Wenn ich eine glückliche Familie sehe mit Kindern, die etwa elf Jahre alt sind. Es ist eine Zeit, in der die Kinder die Mutter so sehr brauchen, und ich hatte sie einfach nicht mehr.
Ihre Mutter war 26, als sie die Diagnose Brustkrebs bekam. Sie sind jetzt auch 26 Jahre alt.
Das bin ich. Es ist zwar nur eine Zahl, trotzdem ist es nicht einfach. Zu wissen, dass meine Mutter in diesem Alter krank wurde, holt mich schon manchmal ein.
Brustkrebs kann auch vererbbar sein.

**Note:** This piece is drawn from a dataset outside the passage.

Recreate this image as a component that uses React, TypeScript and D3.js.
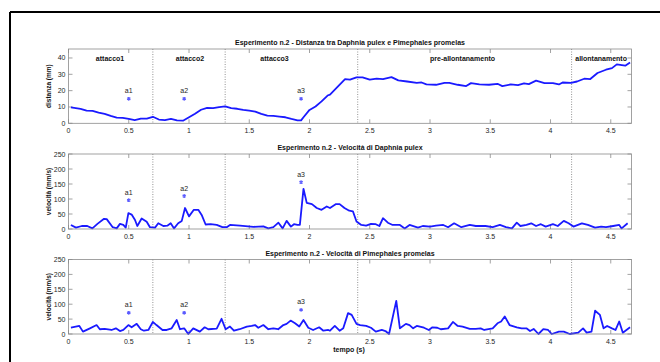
import React from "react";
import * as d3 from "d3";

const xTicks = [0, 0.5, 1, 1.5, 2, 2.5, 3, 3.5, 4, 4.5];
const distTicks = [0, 10, 20, 30, 40];
const velTicks = [0, 50, 100, 150, 200, 250];
const phaseBounds = [0.7, 1.3, 2.4, 4.175];
const phaseNames = ["attacco1", "attacco2", "attacco3", "pre-allontanamento", "allontanamento"];
const phaseAt = [0.345, 1.008, 1.71, 3.27, 4.42];
const attackNames = ["a1", "a2", "a3"];
const attackTimes = [0.5, 0.96, 1.93];
const attackDist = [15, 15, 15];
const attackDaph = [96, 110, 156];
const attackPime = [71, 71, 81];

const distTime = [0.02,0.1,0.15,0.2,0.25,0.3,0.35,0.4,0.45,0.5,0.55,0.6,0.65,0.7,0.75,0.8,0.85,0.9,0.95,1.0,1.05,1.1,1.15,1.2,1.25,1.3,1.35,1.4,1.45,1.5,1.55,1.6,1.65,1.7,1.75,1.8,1.85,1.9,1.93,1.95,2.0,2.05,2.1,2.15,2.17,2.295,2.336,2.39,2.44,2.5,2.557,2.61,2.68,2.737,2.81,2.89,2.93,2.97,3.05,3.12,3.16,3.23,3.3,3.34,3.41,3.49,3.56,3.6,3.67,3.73,3.78,3.82,3.88,3.95,4.02,4.07,4.1,4.17,4.22,4.28,4.33,4.39,4.46,4.51,4.55,4.62,4.66];
const distVal = [9.7,8.9,7.8,7.6,6.6,5.8,4.5,3.5,3.3,2.7,2.0,2.9,2.9,4.0,2.3,2.0,2.7,1.8,1.6,3.7,5.8,8.3,9.5,9.3,9.9,10.3,9.3,8.9,8.2,7.8,7.2,5.8,4.7,4.5,4.1,3.7,2.7,1.8,1.8,3.7,8.2,10.3,13.4,17.0,17.6,27.1,26.7,28.1,28.1,26.7,27.3,27.1,28.3,26.3,25.6,24.8,25.0,23.8,23.6,24.8,24.8,23.6,22.8,24.6,23.8,23.6,24.2,22.8,23.8,23.4,24.4,24.0,26.1,24.6,24.6,23.8,25.0,24.8,25.6,27.3,27.1,30.8,32.8,33.8,36.1,35.3,37.3];

const daphTime = [0.02,0.062,0.11,0.156,0.198,0.24,0.295,0.317,0.367,0.4,0.427,0.455,0.475,0.497,0.524,0.552,0.571,0.607,0.649,0.676,0.718,0.745,0.787,0.82,0.848,0.876,0.91,0.94,0.967,1.0,1.04,1.077,1.105,1.138,1.18,1.23,1.277,1.313,1.34,1.423,1.534,1.617,1.658,1.7,1.742,1.777,1.81,1.846,1.871,1.9,1.92,1.95,1.977,2.02,2.06,2.1,2.143,2.17,2.22,2.25,2.29,2.33,2.36,2.39,2.43,2.47,2.51,2.55,2.58,2.61,2.65,2.69,2.75,2.79,2.83,2.9,2.94,3.0,3.05,3.11,3.15,3.2,3.26,3.33,3.38,3.46,3.52,3.58,3.63,3.68,3.72,3.75,3.8,3.84,3.88,3.92,3.96,4.02,4.06,4.11,4.15,4.19,4.26,4.31,4.37,4.42,4.46,4.52,4.57,4.59,4.64];
const daphVal = [13.5,4.5,10,10,2,17,34,33,6,2,17,13.5,4.5,53,48,30,10,35,24,6,4.5,19,10,11,19,2,19,27,70,42,64,64,47,15,16,13.5,6,6,13.5,11,7,9,2,6,21,2,27,8,16,13.5,13.5,134,87,83,70,64,75,70,83,83,70,61,59,25,13.5,11,17,16,10,36,21,13.5,13.5,2,13.5,4.5,10,8,11,13.5,6,19,6,13.5,10,10,6,13.5,6,2,21,10,13.5,19,10,16,8,16,10,27,19,8,19,13.5,4.5,8,6,10,13.5,2,19];

const pimeTime = [0.02,0.09,0.12,0.178,0.233,0.26,0.3,0.357,0.393,0.427,0.455,0.497,0.524,0.566,0.6,0.626,0.663,0.7,0.73,0.78,0.815,0.856,0.898,0.925,0.96,0.994,1.035,1.09,1.13,1.16,1.23,1.27,1.304,1.34,1.373,1.42,1.48,1.52,1.548,1.575,1.617,1.658,1.7,1.74,1.783,1.81,1.843,1.88,1.915,1.95,1.99,2.03,2.08,2.115,2.156,2.17,2.21,2.25,2.28,2.32,2.35,2.39,2.42,2.47,2.51,2.55,2.6,2.63,2.66,2.72,2.75,2.8,2.83,2.86,2.89,2.95,2.99,3.02,3.06,3.09,3.15,3.19,3.23,3.27,3.33,3.38,3.42,3.45,3.52,3.56,3.59,3.62,3.66,3.72,3.76,3.8,3.83,3.86,3.9,3.94,3.98,4.01,4.07,4.11,4.16,4.23,4.27,4.3,4.34,4.37,4.41,4.44,4.47,4.51,4.54,4.57,4.6,4.66];
const pimeVal = [21,27,8,19,30,16,17,13.5,19,10,13.5,30,22.5,34,16,11,13.5,40.5,30,13.5,13.5,19,47,16,19,0,19,8,22.5,16,18,51,16,25,11,16,25,27,30,21,30,16,19,16,30,34,45,36,25,47,21,13.5,22.5,11,13.5,11,27,11,19,70,64,34,30,27,21,8,13.5,10,0,111,19,34,30,19,27,21,13.5,22.5,21,16,19,40.5,27,25,17,17,19,13.5,19,36,42,59,30,22.5,19,19,10,17,0,16,13.5,0,8,8,0,4.5,19,4.5,8,78,64,19,27,19,13.5,42,4.5,22.5];

const W = 660;
const H = 362;
const X0 = 68.5;
const X1 = 631.5;
const FONT = "'Liberation Sans', Arial, sans-serif";
const AXIS = "#8a8a8a";
const TXT = "#262626";
const BLUE = "#1a1aff";
const starPath = d3.symbol().type(d3.symbolAsterisk).size(10)() || "";

type PanelProps = {
  top: number;
  bottom: number;
  yMax: number;
  yTicks: number[];
  title: string;
  yLabel: string;
  times: number[];
  values: number[];
  markers: number[];
  showPhases?: boolean;
};

function Panel({ top, bottom, yMax, yTicks, title, yLabel, times, values, markers, showPhases }: PanelProps) {
  const x = d3.scaleLinear().domain([0, 4.672]).range([X0, X1]);
  const y = d3.scaleLinear().domain([0, yMax]).range([bottom, top]);
  const line = d3
    .line<number>()
    .x((_, i) => x(times[i]))
    .y((v) => y(v));
  const tl = 4;
  return (
    <g>
      <text x={(X0 + X1) / 2} y={top - 4} textAnchor="middle" fontSize={7} fontWeight="bold" fill="#111" fontFamily={FONT}>
        {title}
      </text>
      <rect x={X0} y={top} width={X1 - X0} height={bottom - top} fill="#fff" stroke="none" />
      {phaseBounds.map((b, i) => (
        <line key={"pb" + i} x1={x(b)} x2={x(b)} y1={top} y2={bottom} stroke="#777" strokeWidth={0.8} strokeDasharray="1,1.5" />
      ))}
      {xTicks.map((t, i) => (
        <g key={"xt" + i}>
          <line x1={x(t)} x2={x(t)} y1={bottom} y2={bottom - tl} stroke={AXIS} strokeWidth={0.8} />
          <line x1={x(t)} x2={x(t)} y1={top} y2={top + tl} stroke={AXIS} strokeWidth={0.8} />
          <text x={x(t)} y={bottom + 9.5} textAnchor="middle" fontSize={7} fill={TXT} fontFamily={FONT}>
            {String(t)}
          </text>
        </g>
      ))}
      {yTicks.map((t, i) => (
        <g key={"yt" + i}>
          <line x1={X0} x2={X0 + tl} y1={y(t)} y2={y(t)} stroke={AXIS} strokeWidth={0.8} />
          <line x1={X1} x2={X1 - tl} y1={y(t)} y2={y(t)} stroke={AXIS} strokeWidth={0.8} />
          <text x={X0 - 3} y={y(t) + 2.5} textAnchor="end" fontSize={7} fill={TXT} fontFamily={FONT}>
            {String(t)}
          </text>
        </g>
      ))}
      <text
        transform={`translate(${X0 - 18},${(top + bottom) / 2}) rotate(-90)`}
        textAnchor="middle"
        fontSize={6.5}
        fontWeight="bold"
        fill="#111"
        fontFamily={FONT}
      >
        {yLabel}
      </text>
      {showPhases &&
        phaseNames.map((n, i) => (
          <text key={"pn" + i} x={x(phaseAt[i])} y={top + 11.5} textAnchor="middle" fontSize={7} fontWeight="bold" fill="#111" fontFamily={FONT}>
            {n}
          </text>
        ))}
      <path d={line(values) || ""} fill="none" stroke={BLUE} strokeWidth={1.8} strokeLinejoin="round" />
      {markers.map((m, i) => (
        <g key={"mk" + i}>
          <path d={starPath} transform={`translate(${x(attackTimes[i])},${y(m)})`} fill="#5a5aff" stroke="#5a5aff" strokeWidth={1.2} />
          <text x={x(attackTimes[i])} y={y(m) - 5.5} textAnchor="middle" fontSize={7} fill={TXT} fontFamily={FONT}>
            {attackNames[i]}
          </text>
        </g>
      ))}
      <rect x={X0} y={top} width={X1 - X0} height={bottom - top} fill="none" stroke={AXIS} strokeWidth={0.8} />
    </g>
  );
}

export default function App() {
  return (
    <svg
      width={W}
      height={H}
      viewBox={`0 0 ${W} ${H}`}
      style={{ position: "absolute", left: 0, top: 0, background: "#fff" }}
    >
      <rect x={0} y={0} width={W} height={H} fill="#fff" />
      <line x1={10} x2={W} y1={12} y2={12} stroke="#000" strokeWidth={2} />
      <line x1={10} x2={10} y1={12} y2={H} stroke="#000" strokeWidth={2} />
      <Panel
        top={49}
        bottom={123.3}
        yMax={45.5}
        yTicks={distTicks}
        title="Esperimento n.2 - Distanza tra Daphnia pulex e Pimephales promelas"
        yLabel="distanza (mm)"
        times={distTime}
        values={distVal}
        markers={attackDist}
        showPhases
      />
      <Panel
        top={154}
        bottom={229}
        yMax={250}
        yTicks={velTicks}
        title="Esperimento n.2 - Velocità di Daphnia pulex"
        yLabel="velocità (mm/s)"
        times={daphTime}
        values={daphVal}
        markers={attackDaph}
      />
      <Panel
        top={259.5}
        bottom={334}
        yMax={250}
        yTicks={velTicks}
        title="Esperimento n.2 - Velocità di Pimephales promelas"
        yLabel="velocità (mm/s)"
        times={pimeTime}
        values={pimeVal}
        markers={attackPime}
      />
      <text x={349} y={351.5} textAnchor="middle" fontSize={7} fontWeight="bold" fill="#111" fontFamily={FONT}>
        tempo (s)
      </text>
    </svg>
  );
}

Wie oft gehen Sie zur Vorsorgeuntersuchung?
Sicher einmal im Jahr zum Gynäkologen und einmal zur Mammografie. Ich taste meine Brüste auch regelmässig ab, und wenn ich das Gefühl habe, es könnte etwas sein, gehe ich sofort zum Arzt.
Leben Sie mit der Angst, auch an Brustkrebs zu erkranken?
Nein. Meine Ärztin rät mir jedes Jahr zum Gentest. Ich lehne jedoch jedes Mal ab.
Wie trifft man so einen Entscheid?
Ich mache es für mich. Bei einem positiven Testergebnis würde ich wahrscheinlich durchdrehen und könnte nicht mehr klar denken. Ich würde in Angst leben. Das würde mich kaputt machen. Das will ich nicht. Ich will leben.